Interactions between algal-bacterial populations and trace metals in fjord surface waters during a nutrient-stimulated summer bloom

We examined how variations in algal-bacterial community structure relate to Cu, Zn, and Mn speciation during a diatom-rich bloom that was induced by daily additions of inorganic macronutrients to fjord waters in August 2002. The experiments were carried out in 11-m(3) floating mesocosm bags deployed in the Rauneljord, near Bergen, Norway, and operated in a chemostat (flow-through) mode. Copper speciation was controlled by the formation of very strong organic complexes (log K-1' = 15.2-15.8; log K-2' = 13.0-13.4) whose likely source was the cyanobacterium Synechococcus sp. Strong ligand concentrations were comparable to dissolved Cu levels. This covariation kept the free Cu2+ concentration within the range of 10(-12.4) to 10(-11.2) mol L-1, i.e., below the toxicity threshold for Synechococcus.
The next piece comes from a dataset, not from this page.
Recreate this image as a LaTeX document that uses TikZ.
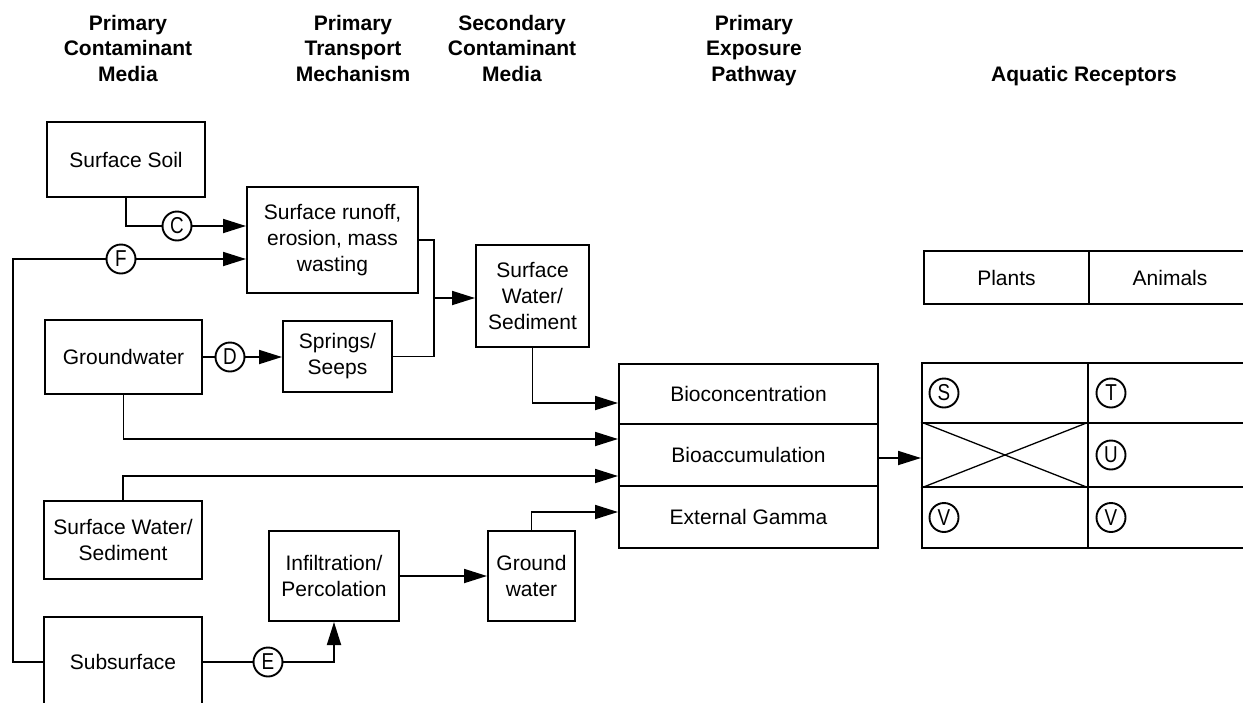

Weaker ligands (log K-3' = 8.2-9.4) were released during-and up to 4 d following-the exponential growth of algae. During this period, the weaker Cu-binding ligands appeared to have the same source or production process as the proteinlike fluorophores detected in these coastal waters. Zinc speciation was controlled by complexation with a single class of organic ligands that appeared to be released inadvertently upon the death and/or grazing of phytoplankton. Labile manganese fluctuations were inversely synchronized with the abundance of heterotrophic bacteria until the coastal waters experienced a massive rain event on day 17 of the experiment. The rainfall, which was a source of nitrogen and micronutrients, appeared to stimulate the growth of larger cells (diatoms) but to inhibit that of the smaller cells (heterotrophic bacteria and cyanobacteria).